EXERCISE DESCRIPTION> Copy exactly the lines from the beginning of the data down to and including the line holding "(0,0) rectangle (855pt,317.25pt);", without any pictures.

>>>>>

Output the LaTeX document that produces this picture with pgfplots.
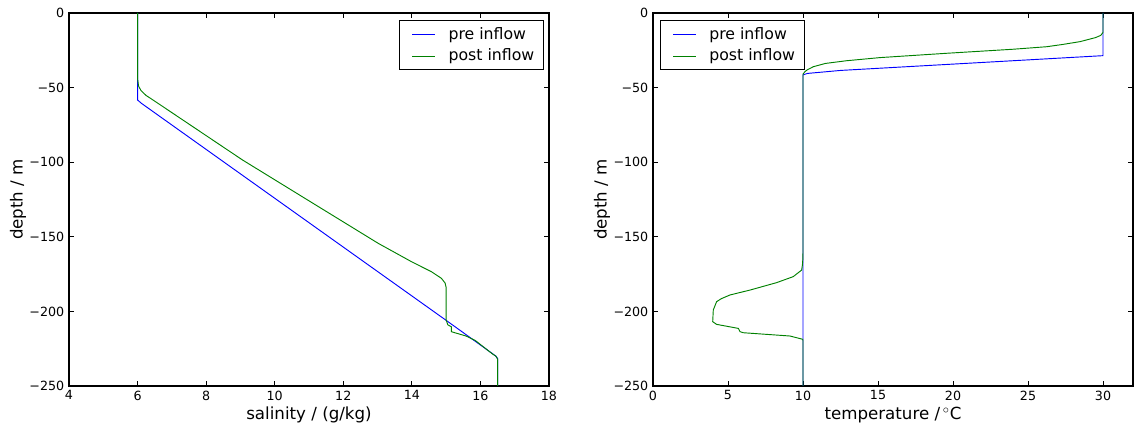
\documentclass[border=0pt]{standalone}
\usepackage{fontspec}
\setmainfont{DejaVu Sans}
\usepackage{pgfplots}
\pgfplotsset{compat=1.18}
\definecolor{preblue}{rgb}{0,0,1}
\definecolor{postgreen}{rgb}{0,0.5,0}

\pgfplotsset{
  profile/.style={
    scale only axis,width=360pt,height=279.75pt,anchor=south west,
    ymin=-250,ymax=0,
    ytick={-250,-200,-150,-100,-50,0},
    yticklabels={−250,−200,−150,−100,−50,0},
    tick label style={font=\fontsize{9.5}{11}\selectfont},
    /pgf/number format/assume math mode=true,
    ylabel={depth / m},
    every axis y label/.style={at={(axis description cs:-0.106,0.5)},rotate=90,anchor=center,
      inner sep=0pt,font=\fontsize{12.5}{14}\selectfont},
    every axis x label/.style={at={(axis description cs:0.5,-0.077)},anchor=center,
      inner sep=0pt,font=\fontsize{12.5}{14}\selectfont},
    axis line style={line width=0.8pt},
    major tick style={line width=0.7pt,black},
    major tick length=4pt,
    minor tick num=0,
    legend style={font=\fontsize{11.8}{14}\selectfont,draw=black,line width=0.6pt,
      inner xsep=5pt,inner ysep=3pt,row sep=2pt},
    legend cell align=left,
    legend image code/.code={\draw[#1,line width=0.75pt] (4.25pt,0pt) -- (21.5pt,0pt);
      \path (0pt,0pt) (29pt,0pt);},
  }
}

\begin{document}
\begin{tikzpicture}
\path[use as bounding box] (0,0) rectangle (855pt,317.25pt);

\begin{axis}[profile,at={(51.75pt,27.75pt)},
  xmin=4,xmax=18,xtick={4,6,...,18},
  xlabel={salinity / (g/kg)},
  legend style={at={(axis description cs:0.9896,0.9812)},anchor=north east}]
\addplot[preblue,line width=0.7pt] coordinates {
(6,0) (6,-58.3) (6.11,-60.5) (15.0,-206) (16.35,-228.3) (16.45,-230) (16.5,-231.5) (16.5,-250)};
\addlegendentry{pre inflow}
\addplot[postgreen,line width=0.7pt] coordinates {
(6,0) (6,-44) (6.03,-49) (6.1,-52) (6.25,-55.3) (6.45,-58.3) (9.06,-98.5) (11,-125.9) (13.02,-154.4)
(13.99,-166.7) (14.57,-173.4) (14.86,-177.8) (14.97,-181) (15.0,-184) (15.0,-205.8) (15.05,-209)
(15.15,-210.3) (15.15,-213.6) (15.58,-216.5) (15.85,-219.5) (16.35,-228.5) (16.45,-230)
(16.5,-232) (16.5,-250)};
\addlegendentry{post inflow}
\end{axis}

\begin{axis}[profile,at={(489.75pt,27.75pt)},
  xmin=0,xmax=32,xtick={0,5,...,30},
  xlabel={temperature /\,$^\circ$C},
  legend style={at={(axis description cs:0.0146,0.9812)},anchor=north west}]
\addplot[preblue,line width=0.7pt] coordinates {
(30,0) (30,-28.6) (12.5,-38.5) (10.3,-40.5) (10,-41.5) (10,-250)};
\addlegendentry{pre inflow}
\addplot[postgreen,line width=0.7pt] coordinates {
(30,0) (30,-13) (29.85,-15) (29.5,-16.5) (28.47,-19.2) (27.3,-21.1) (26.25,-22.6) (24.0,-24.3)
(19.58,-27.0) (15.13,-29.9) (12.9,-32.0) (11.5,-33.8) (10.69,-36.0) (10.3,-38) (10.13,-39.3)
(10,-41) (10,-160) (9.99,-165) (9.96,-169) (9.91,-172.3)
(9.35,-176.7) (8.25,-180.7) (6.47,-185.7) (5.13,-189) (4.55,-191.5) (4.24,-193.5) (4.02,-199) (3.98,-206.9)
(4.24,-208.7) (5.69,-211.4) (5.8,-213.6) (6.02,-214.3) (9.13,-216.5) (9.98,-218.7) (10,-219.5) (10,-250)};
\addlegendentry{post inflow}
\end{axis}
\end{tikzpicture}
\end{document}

<<<<<

SOLUTION TO THIS EXERCISE>
Output the LaTeX document that produces this picture with pgfplots.
\documentclass[border=0pt]{standalone}
\usepackage{fontspec}
\setmainfont{DejaVu Sans}
\usepackage{pgfplots}
\pgfplotsset{compat=1.18}
\definecolor{preblue}{rgb}{0,0,1}
\definecolor{postgreen}{rgb}{0,0.5,0}

\pgfplotsset{
  profile/.style={
    scale only axis,width=360pt,height=279.75pt,anchor=south west,
    ymin=-250,ymax=0,
    ytick={-250,-200,-150,-100,-50,0},
    yticklabels={−250,−200,−150,−100,−50,0},
    tick label style={font=\fontsize{9.5}{11}\selectfont},
    /pgf/number format/assume math mode=true,
    ylabel={depth / m},
    every axis y label/.style={at={(axis description cs:-0.106,0.5)},rotate=90,anchor=center,
      inner sep=0pt,font=\fontsize{12.5}{14}\selectfont},
    every axis x label/.style={at={(axis description cs:0.5,-0.077)},anchor=center,
      inner sep=0pt,font=\fontsize{12.5}{14}\selectfont},
    axis line style={line width=0.8pt},
    major tick style={line width=0.7pt,black},
    major tick length=4pt,
    minor tick num=0,
    legend style={font=\fontsize{11.8}{14}\selectfont,draw=black,line width=0.6pt,
      inner xsep=5pt,inner ysep=3pt,row sep=2pt},
    legend cell align=left,
    legend image code/.code={\draw[#1,line width=0.75pt] (4.25pt,0pt) -- (21.5pt,0pt);
      \path (0pt,0pt) (29pt,0pt);},
  }
}

\begin{document}
\begin{tikzpicture}
\path[use as bounding box] (0,0) rectangle (855pt,317.25pt);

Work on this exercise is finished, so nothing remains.